Individual victims will receive between $100,000 and $4 million each, said plaintiff attorney Ray Boucher. A lawyer for the church said a third to half of settlements typically goes to plaintiffs’ attorneys as compensation in contingency cases, although the lawyers declined to discuss their fees.
The Roman Catholic Church, in which priests take a vow of celibacy, has faced abuse allegations worldwide over the past decade. Victims have alleged that church leaders often knew of abuse but did not do enough to stop it.
Some U.S. diocese have reached financial settlements with victims. The Archdiocese of Boston, where the U.S. scandal erupted in 2002, reached a 2003 deal for 550 people worth $85 million. But victims have had special leverage in California because state legislators authorized an exception to the statute of limitations for old abuse complaints.
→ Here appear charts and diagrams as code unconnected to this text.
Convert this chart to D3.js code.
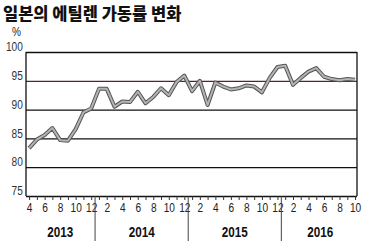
<!DOCTYPE html>
<html>
<head>
<meta charset="utf-8">
<script src="https://cdn.jsdelivr.net/npm/d3@7"></script>
<style>
  body { margin: 0; background: #fff; }
  svg { display: block; }
  .num { font-family: "Liberation Sans", Arial, sans-serif; }
</style>
</head>
<body>
<script>
// data: monthly ethylene plant operating rate in Japan (%)
const years = ['2013', '2014', '2015', '2016'];
const firstMonth = 4;  // series starts April 2013
const rates = [
  83.3, 84.8, 85.6, 86.8, 84.7, 84.6, 86.6, 89.5, 90.2,
  93.6, 93.6, 90.5, 91.4, 91.3, 93.1, 91.1, 92.2, 93.7, 92.5, 94.8, 95.9,
  93.2, 95.0, 90.8, 94.7, 94.0, 93.5, 93.7, 94.2, 94.0, 93.0, 95.5, 97.4,
  97.6, 94.3, 95.5, 96.6, 97.2, 95.7, 95.3, 95.1, 95.3, 95.2
];
const yTicks = [75, 80, 85, 90, 95, 100];

const width = 373;
const height = 251;
const squeeze = 'scale(0.78,1)';  // narrow look of the printed numbers

const svg = d3.select('body')
  .append('svg')
  .attr('width', width)
  .attr('height', height);

// month index 0 = 2013/4
const months = rates.map((v, i) => (firstMonth - 1 + i) % 12 + 1);

const x = d3.scaleLinear()
  .domain([-0.4, rates.length - 0.75])
  .range([26, 357]);

const y = d3.scaleLinear()
  .domain([75, 100])
  .range([196, 52]);

// title
svg.append('text')
  .text('일본의 에틸렌 가동률 변화')
  .attr('x', 3)
  .attr('y', 20)
  .attr('font-family', '"Noto Sans CJK KR", sans-serif')
  .attr('font-weight', 900)
  .attr('font-size', '16.5px')
  .attr('fill', '#111');

svg.append('text')
  .text('%')
  .attr('class', 'num')
  .attr('transform', 'translate(12,36) ' + squeeze)
  .attr('font-size', '13px')
  .attr('fill', '#222');

// horizontal grid + y labels
const yAxis = svg.append('g')
  .attr('transform', 'translate(26,0)')
  .call(d3.axisLeft(y).tickValues(yTicks).tickSize(-(357 - 26)).tickPadding(4));

yAxis.select('.domain').remove();
yAxis.selectAll('.tick line')
  .attr('stroke', d => d === 95 ? '#5a2424' : '#111')
  .attr('stroke-width', d => d === 75 ? 1.5 : 1.3);
yAxis.selectAll('.tick text')
  .attr('class', 'num')
  .attr('font-size', '13px')
  .attr('fill', '#333')
  .attr('transform', squeeze)
  .attr('dy', '-0.1em');

// frame sides
svg.append('line')
  .attr('x1', 26).attr('x2', 26)
  .attr('y1', y(100)).attr('y2', y(75))
  .attr('stroke', '#111').attr('stroke-width', 1.3);
svg.append('line')
  .attr('x1', 357).attr('x2', 357)
  .attr('y1', y(100)).attr('y2', y(75))
  .attr('stroke', '#111').attr('stroke-width', 1.3);

// month ticks and labels
const xAxis = svg.append('g')
  .attr('transform', `translate(0,${y(75)})`)
  .call(d3.axisBottom(x)
    .tickValues(d3.range(rates.length))
    .tickSize(4)
    .tickPadding(3)
    .tickFormat(i => months[i] % 2 === 0 ? months[i] : ''));

xAxis.select('.domain').remove();
xAxis.selectAll('.tick line').attr('stroke', '#333');
xAxis.selectAll('.tick text')
  .attr('class', 'num')
  .attr('font-size', '13px')
  .attr('fill', '#222')
  .attr('transform', squeeze);

// year dividers and labels
const yearStarts = months.map((m, i) => m === 1 ? i : -1).filter(i => i >= 0);

svg.selectAll('.divider')
  .data(yearStarts)
  .enter()
  .append('line')
  .attr('class', 'divider')
  .attr('x1', i => x(i - 0.5))
  .attr('x2', i => x(i - 0.5))
  .attr('y1', y(75))
  .attr('y2', 241)
  .attr('stroke', '#444')
  .attr('stroke-width', 1);

const bounds = [0, ...yearStarts, rates.length];
svg.selectAll('.year')
  .data(years)
  .enter()
  .append('text')
  .attr('class', 'num')
  .text(d => d)
  .attr('transform', (d, k) =>
    `translate(${x((bounds[k] + bounds[k + 1] - 1) / 2)},237) ${squeeze}`)
  .attr('text-anchor', 'middle')
  .attr('font-size', '15px')
  .attr('font-weight', 'bold')
  .attr('fill', '#111');

// data line: dark outline with gray core
const line = d3.line()
  .x((d, i) => x(i))
  .y(d => y(d));

svg.append('path')
  .datum(rates)
  .attr('d', line)
  .attr('fill', 'none')
  .attr('stroke', '#555')
  .attr('stroke-width', 4)
  .attr('stroke-linejoin', 'round');

svg.append('path')
  .datum(rates)
  .attr('d', line)
  .attr('fill', 'none')
  .attr('stroke', '#b4b4b4')
  .attr('stroke-width', 2)
  .attr('stroke-linejoin', 'round');
</script>
</body>
</html>
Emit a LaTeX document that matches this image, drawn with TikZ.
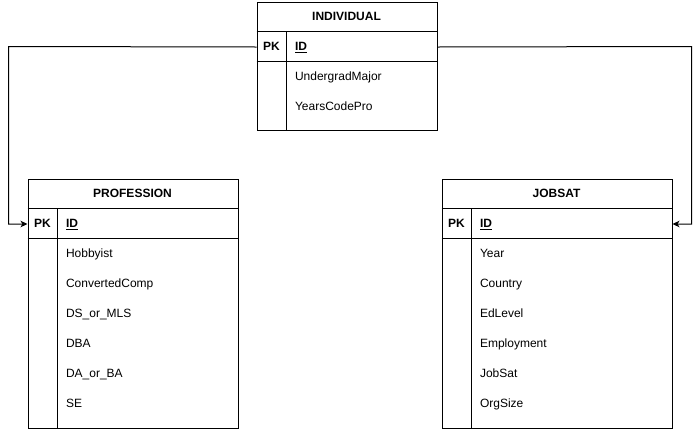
\documentclass[tikz,border=0pt]{standalone}
\usepackage{fontspec}
\setmainfont{Liberation Sans}
\usetikzlibrary{arrows.meta}
\begin{document}
\begin{tikzpicture}[x=1pt,y=-1pt, line width=1pt,
  tbl/.style={draw=black, fill=white, rectangle, inner sep=0pt, anchor=north west},
  rowbox/.style={rectangle, inner sep=0pt, anchor=north west, minimum height=30pt},
  hdr/.style={font=\fontsize{12}{14}\selectfont\bfseries, inner sep=0pt, anchor=base},
  fld/.style={font=\fontsize{12}{14}\selectfont, inner sep=0pt, anchor=base west},
  pkl/.style={font=\fontsize{12}{14}\selectfont\bfseries, inner sep=0pt, anchor=base},
  idl/.style={font=\fontsize{12}{14}\selectfont\bfseries, inner sep=0pt, anchor=base west},
  conn/.style={draw=black, line width=1pt, -{Stealth[length=7pt,width=6.5pt,inset=2pt]}}]
\useasboundingbox (0,0) rectangle (700,429);
\fill[white] (0,0) rectangle (700,429);

% INDIVIDUAL
\node[tbl, minimum width=180pt, minimum height=128pt] (ind) at (256.5,1.5) {};
\draw (256.5,31.5) -- (436.5,31.5);
\draw (256.5,61.5) -- (436.5,61.5);
\draw (286.5,31.5) -- (286.5,129.5);
\node[rowbox, minimum width=180pt] (indpk) at (256.5,31.5) {};
\node[hdr] (indh) at (346.5,20.8) {INDIVIDUAL};
\node[pkl] (indpkl) at (271.5,50.8) {PK};
\node[idl] (indid) at (294.5,50.8) {\underline{ID}};
\node[fld] (ind1) at (294.5,80.8) {UndergradMajor};
\node[fld] (ind2) at (294.5,110.8) {YearsCodePro};

% PROFESSION
\node[tbl, minimum width=210pt, minimum height=249.5pt] (prof) at (27.5,178.5) {};
\draw (27.5,208.5) -- (237.5,208.5);
\draw (27.5,238.5) -- (237.5,238.5);
\draw (57.5,208.5) -- (57.5,428);
\node[rowbox, minimum width=210pt] (profpk) at (27.5,208.5) {};
\node[hdr] (profh) at (132.5,197.8) {PROFESSION};
\node[pkl] (profpkl) at (42.5,227.8) {PK};
\node[idl] (profid) at (65.5,227.8) {\underline{ID}};
\foreach \t [count=\i] in {Hobbyist,ConvertedComp,DS\_or\_MLS,DBA,DA\_or\_BA,SE}
  \node[fld] (prof\i) at (65.5,227.8+30*\i) {\t};

% JOBSAT
\node[tbl, minimum width=230pt, minimum height=249.5pt] (job) at (441.5,178.5) {};
\draw (441.5,208.5) -- (671.5,208.5);
\draw (441.5,238.5) -- (671.5,238.5);
\draw (471.5,208.5) -- (471.5,428);
\node[rowbox, minimum width=230pt] (jobpk) at (441.5,208.5) {};
\node[hdr] (jobh) at (556.5,197.8) {JOBSAT};
\node[pkl] (jobpkl) at (456.5,227.8) {PK};
\node[idl] (jobid) at (479.5,227.8) {\underline{ID}};
\foreach \t [count=\i] in {Year,Country,EdLevel,Employment,JobSat,OrgSize}
  \node[fld] (job\i) at (479.5,227.8+30*\i) {\t};

% connectors
\coordinate (lj) at (8.5,46.5);
\coordinate (rj) at (691.5,46.5);
\draw[conn] (indpk.west) -- (lj) |- (profpk.west);
\draw[conn] (indpk.east) -- (rj) |- (jobpk.east);
\end{tikzpicture}
\end{document}
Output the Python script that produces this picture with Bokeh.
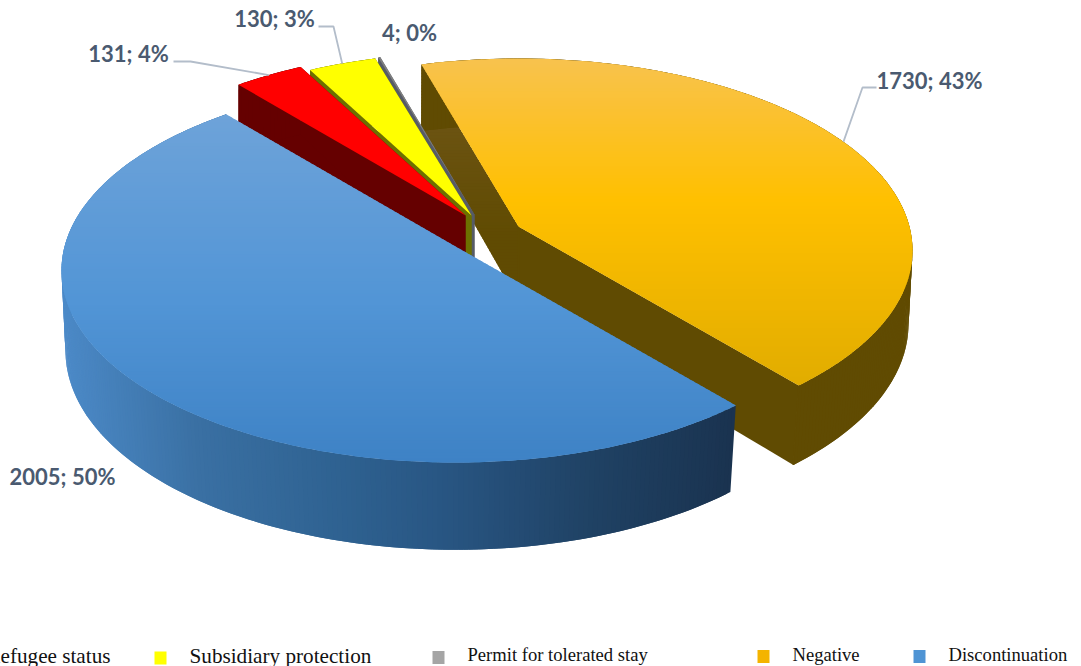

The Los Angeles cases have cast a spotlight on Mahony, one of the most prominent U.S. Catholic leaders. Victims allege he did not deal properly with complaints of abuse against priests, and the settlement spares him difficult questions in court.
“Cardinal Mahony and other church leaders would have had to take the witness stand under oath and tell the truth about how much they knew and how little they did with that knowledge to protect the children,” said Barbara Blaine, founder of the Survivors Network of those Abused by Priests.
“What we would have seen is the horrors with the reality that hundreds of children were sexually assaulted, raped, sodomized by priests when the leadership of the church knew.”
J. Michael Hennigan, attorney for the Archdiocese of Los Angeles, said the church would fund about $250 million of the $660 million settlement. The rest will come from insurers including Chubb, AIG, Allianz and Fireman’s Fund with whom the church holds general liability policies as well as several Catholic religious orders.
Hennigan expects payments by the end of the year, with the church selling nonessential real estate assets, including the Los Angeles Archdiocese headquarters, to raise the funds.
If the Archdiocese meets that schedule, the payments will come ahead of a 2008 trip by Pope Benedict to the United States announced on Sunday.